Politically Uncorrected | Gov. Corbett’s is a House divided

Most attention in the bruising battle to adopt the recently enacted Pennsylvania budget focused on whether the state budget passed on time. It did.

But a story far more important than budget passage itself was largely missed in covering the late-night, last-minute theatrics now de rigueur with state budgets.

That story poignantly revealed to those watching the deep polarization that now exists within the Pennsylvania legislature.

Nothing illustrates these deep fissures more than the debate over Gov. Tom Corbett’s “big agenda” items: liquor privatization, transportation funding and the state pension debt.

As widely reported, these three highly touted priorities failed to pass, shocking many observers who expected at least some would pass, since Corbett’s own Republicans hold majority control of both houses of the General Assembly.

Even more shocking, perhaps, is why they did not pass.

Clearly Corbett’s priorities failed not in spite of Republicans controlling the legislature, but rather because Republicans control the legislature.

Let’s be clear. State history teaches that one-party control does not guarantee a ready-made consensus for a governor’s agenda. One needs go back no further than the last elected Republican governor to find an example.

Tom Ridge, a popular and effective governor, enjoyed Republican control of the legislature during his entire eight-year tenure. Yet he still failed to pass several of his priorities, including school choice and liquor privatization.

Ridge, however, never made school choice or liquor privatization must-wins for his administration.

Corbett, by contrast, did make passage of his priorities the central policy focus of his first term.

Consequently, the failure to pass these items cannot be interpreted other than a failure for Corbett.

To be sure, it was that. But much more important and much less understood, it was also a defining moment for the state legislature.

The making of the legislative sausage is the quintessential “black box” in state politics.

Few get to see how it gets made; fewer perhaps care.

But understanding what happened and didn’t during those crucial end-of-June days probably matters more to state politics than the ultimate fate of Tom Corbett.

What happened can be summed up in a single word: partisanship — pervasive, prevalent, pernicious partisanship, more intense than any in modern times

Partisanship has polarized not only Republicans from Democrats, but the state House from the state Senate, ominously mirroring the same toxic partisanship so virulently widespread in the U.S. Congress.

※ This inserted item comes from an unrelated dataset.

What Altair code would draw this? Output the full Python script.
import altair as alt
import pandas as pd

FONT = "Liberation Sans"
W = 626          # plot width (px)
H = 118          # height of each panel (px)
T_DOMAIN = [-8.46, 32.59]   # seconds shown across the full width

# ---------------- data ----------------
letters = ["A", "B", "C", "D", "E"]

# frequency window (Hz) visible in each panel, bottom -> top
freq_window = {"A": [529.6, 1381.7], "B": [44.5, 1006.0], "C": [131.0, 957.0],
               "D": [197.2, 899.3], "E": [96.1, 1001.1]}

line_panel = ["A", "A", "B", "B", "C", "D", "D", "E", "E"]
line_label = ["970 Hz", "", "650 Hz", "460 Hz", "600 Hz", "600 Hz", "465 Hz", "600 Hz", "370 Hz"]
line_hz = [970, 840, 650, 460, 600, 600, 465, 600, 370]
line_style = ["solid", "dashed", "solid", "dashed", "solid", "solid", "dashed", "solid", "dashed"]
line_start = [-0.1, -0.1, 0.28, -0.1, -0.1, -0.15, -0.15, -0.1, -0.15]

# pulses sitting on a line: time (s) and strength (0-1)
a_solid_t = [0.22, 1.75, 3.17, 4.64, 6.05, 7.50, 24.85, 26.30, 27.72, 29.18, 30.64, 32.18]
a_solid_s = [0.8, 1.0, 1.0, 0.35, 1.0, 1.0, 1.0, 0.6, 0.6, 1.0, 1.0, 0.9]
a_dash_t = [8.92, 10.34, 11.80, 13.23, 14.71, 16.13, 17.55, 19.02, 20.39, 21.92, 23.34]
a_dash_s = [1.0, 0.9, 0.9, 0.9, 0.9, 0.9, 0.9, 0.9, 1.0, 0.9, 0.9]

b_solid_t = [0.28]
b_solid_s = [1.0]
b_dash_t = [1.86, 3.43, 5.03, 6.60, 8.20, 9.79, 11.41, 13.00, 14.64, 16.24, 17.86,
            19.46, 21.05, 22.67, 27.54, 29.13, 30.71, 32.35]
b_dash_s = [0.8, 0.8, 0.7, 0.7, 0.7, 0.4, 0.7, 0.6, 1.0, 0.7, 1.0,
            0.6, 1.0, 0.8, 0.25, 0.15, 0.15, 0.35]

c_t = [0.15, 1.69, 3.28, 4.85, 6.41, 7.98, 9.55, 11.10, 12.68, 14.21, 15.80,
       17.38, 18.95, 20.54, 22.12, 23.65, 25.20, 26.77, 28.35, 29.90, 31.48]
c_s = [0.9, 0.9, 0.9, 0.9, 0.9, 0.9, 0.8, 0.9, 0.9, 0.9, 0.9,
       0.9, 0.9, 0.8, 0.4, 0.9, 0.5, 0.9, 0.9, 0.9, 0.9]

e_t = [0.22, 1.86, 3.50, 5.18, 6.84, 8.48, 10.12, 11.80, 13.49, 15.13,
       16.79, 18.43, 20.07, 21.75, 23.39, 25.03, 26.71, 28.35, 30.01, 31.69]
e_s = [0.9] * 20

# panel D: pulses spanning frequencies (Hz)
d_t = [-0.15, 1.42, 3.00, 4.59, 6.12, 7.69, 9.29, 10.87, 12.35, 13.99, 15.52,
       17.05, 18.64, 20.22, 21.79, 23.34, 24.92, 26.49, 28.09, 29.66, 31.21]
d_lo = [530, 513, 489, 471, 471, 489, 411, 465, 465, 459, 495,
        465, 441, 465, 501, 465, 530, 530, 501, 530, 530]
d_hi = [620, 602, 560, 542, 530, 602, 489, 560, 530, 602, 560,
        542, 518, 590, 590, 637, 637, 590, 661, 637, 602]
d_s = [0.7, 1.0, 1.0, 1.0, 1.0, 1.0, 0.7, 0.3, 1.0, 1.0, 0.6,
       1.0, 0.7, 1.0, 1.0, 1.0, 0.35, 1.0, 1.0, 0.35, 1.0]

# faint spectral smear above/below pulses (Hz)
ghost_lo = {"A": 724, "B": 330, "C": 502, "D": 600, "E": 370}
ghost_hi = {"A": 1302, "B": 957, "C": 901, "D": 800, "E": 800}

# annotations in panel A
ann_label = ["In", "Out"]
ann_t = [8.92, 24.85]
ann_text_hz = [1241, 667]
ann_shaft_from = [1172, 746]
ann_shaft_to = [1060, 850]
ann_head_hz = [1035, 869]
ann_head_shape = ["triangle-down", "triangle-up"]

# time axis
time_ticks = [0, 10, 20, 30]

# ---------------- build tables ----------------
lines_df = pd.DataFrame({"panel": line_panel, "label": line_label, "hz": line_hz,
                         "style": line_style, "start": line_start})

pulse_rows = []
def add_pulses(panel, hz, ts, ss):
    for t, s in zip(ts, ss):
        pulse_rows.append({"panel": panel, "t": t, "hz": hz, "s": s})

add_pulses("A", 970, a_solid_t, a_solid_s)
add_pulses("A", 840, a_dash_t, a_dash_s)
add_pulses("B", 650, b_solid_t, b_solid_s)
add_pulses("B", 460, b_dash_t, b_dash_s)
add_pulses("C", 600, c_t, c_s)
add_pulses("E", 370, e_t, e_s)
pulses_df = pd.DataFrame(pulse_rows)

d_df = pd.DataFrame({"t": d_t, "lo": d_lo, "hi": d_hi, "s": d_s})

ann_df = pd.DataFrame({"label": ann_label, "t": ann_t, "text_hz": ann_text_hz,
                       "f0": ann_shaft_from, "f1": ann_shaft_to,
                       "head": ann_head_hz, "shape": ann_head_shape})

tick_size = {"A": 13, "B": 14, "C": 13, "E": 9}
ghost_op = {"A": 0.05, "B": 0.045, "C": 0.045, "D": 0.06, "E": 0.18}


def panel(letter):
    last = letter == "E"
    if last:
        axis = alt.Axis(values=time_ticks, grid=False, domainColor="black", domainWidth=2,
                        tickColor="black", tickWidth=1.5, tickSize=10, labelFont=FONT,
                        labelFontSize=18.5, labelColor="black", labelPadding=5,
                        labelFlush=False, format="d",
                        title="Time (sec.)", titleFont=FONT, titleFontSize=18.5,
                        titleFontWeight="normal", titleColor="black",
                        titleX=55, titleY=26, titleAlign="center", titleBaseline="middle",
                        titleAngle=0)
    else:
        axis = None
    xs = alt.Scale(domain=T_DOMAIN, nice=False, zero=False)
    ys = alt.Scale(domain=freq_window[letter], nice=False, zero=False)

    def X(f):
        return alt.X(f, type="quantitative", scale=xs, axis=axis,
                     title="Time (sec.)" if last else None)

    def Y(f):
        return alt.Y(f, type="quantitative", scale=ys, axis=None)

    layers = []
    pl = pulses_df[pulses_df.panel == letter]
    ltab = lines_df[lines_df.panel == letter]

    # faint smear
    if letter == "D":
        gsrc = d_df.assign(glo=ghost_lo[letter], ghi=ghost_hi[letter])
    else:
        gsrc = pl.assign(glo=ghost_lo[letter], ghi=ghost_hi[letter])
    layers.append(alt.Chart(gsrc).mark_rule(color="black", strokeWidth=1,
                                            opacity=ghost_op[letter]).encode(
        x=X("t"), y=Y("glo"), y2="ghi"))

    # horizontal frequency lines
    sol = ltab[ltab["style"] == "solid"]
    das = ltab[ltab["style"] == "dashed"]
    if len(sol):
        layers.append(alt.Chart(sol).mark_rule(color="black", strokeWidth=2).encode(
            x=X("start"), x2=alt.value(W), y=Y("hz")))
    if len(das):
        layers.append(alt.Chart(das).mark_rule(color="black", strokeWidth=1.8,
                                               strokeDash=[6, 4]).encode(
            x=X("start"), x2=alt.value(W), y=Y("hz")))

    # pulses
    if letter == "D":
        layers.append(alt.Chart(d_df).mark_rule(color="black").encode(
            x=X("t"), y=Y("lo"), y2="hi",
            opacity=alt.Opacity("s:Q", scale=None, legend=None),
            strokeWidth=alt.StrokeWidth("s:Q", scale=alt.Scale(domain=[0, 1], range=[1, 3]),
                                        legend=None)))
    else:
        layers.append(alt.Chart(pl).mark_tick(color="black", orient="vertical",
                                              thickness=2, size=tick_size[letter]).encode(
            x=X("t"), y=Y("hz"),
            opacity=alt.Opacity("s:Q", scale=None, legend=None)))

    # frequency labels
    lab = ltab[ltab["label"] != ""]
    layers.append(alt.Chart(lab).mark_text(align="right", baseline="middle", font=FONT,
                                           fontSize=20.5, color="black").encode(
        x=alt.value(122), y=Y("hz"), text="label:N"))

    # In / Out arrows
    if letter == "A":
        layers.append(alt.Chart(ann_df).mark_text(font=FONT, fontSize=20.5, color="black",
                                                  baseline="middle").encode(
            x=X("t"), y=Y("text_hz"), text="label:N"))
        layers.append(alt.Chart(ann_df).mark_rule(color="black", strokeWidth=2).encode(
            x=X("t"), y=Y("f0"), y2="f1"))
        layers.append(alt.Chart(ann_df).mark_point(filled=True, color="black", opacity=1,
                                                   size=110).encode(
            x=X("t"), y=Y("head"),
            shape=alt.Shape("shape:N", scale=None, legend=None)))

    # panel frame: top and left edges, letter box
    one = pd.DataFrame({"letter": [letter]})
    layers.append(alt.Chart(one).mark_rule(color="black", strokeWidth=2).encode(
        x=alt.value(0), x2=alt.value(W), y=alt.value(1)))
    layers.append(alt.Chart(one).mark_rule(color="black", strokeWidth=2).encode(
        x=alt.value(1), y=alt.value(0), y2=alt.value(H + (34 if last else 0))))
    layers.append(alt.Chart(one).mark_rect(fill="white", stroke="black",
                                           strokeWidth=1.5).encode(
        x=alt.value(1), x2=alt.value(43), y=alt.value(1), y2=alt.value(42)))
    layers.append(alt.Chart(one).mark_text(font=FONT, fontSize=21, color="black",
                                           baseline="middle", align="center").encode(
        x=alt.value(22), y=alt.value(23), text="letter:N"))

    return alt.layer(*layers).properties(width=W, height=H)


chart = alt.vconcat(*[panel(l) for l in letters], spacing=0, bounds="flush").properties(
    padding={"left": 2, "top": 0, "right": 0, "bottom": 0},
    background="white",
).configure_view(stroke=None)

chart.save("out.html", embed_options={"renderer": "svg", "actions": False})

The historical causes of Pennsylvania’s increasingly polarized politics are multiple, but three major events going back to the last decade are pivotal: the legal and political fallout from the infamous legislative pay hike of 2005; then Attorney General Corbett’s bonus-gate prosecutions of lawmakers and legislative staffers; and the huge GOP 2010 sweep in Pennsylvania, giving Republicans a political trifecta — the governorship plus large majorities in both houses of the legislature.

Party sweeps are not unique in state politics.

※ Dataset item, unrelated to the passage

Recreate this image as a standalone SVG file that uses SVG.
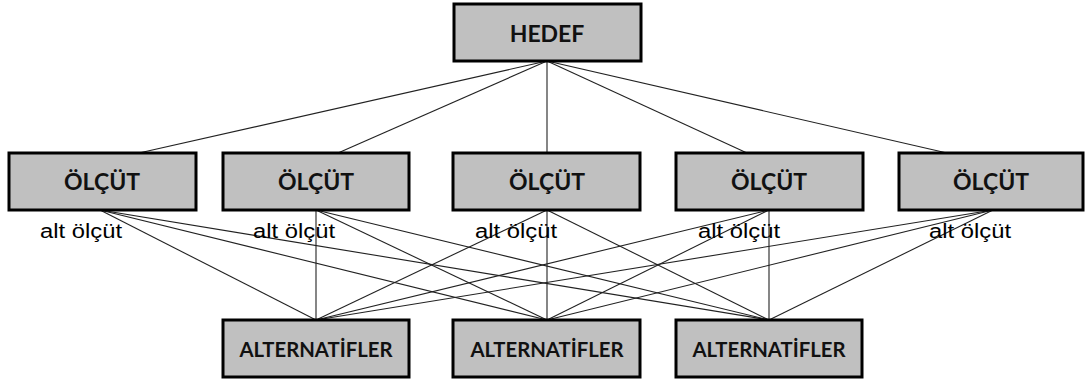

But the conservatives arriving in Harrisburg as a result of the past three elections represented a very different type of politician from those normally seen in Pennsylvania.

Unlike their earlier brethren, they are much less practical and far less likely to compromise. They are much more rigidly ideological, eschew compromise as a matter of principle and have a limited view of the role of state government.

These new conservatives now form an operational majority in the state House.

House Democrats also have changed.

Republicans may have moved further to the right than Democrats to the left, but Democrats, too, have moved far from the center.

Having lost much of their once formidable rural base, Democrats increasingly are confined to urban constituencies. Consequently, they have become much more ideologically oriented, much more liberal and much less likely to compromise.

Conversely, the Senate remains less ideological, less rigid and far more likely to bargain on key legislation.

The sharp contrast between the two chambers was exposed dramatically during the recent budget battle. In the Senate, three key pieces of budget legislation, the 2013 budget, a Medicaid expansion bill and transportation funding, passed with considerable bipartisan support.

In the House, by sharp contrast, two separate budget bills plus a liquor privatization bill passed without a single Democratic vote.

The implications of this growing polarization stretch far beyond the 2013 budget battle.

Republicans in the House, legatees of Corbett’s 2010 conservative takeover, should have been his champions, ensuring that he and his agenda would triumph. But instead, refusing to compromise, adapt or bargain, they have killed what they would create.

This in turn has further undercut Corbett’s credibility with voters providing Democrats abundant opportunities to charge Republicans with failure to govern and planting the seeds that may regain the governorship for Democrats in 2014 as well as one or both legislative chambers.

One of the oldest axioms in politics is that governing has a price as the party in power gradually wears out its welcome with voters.

But the 2013 budget battle reminds us that there is also a price for not governing. State Republicans might soon learn how high that price can be.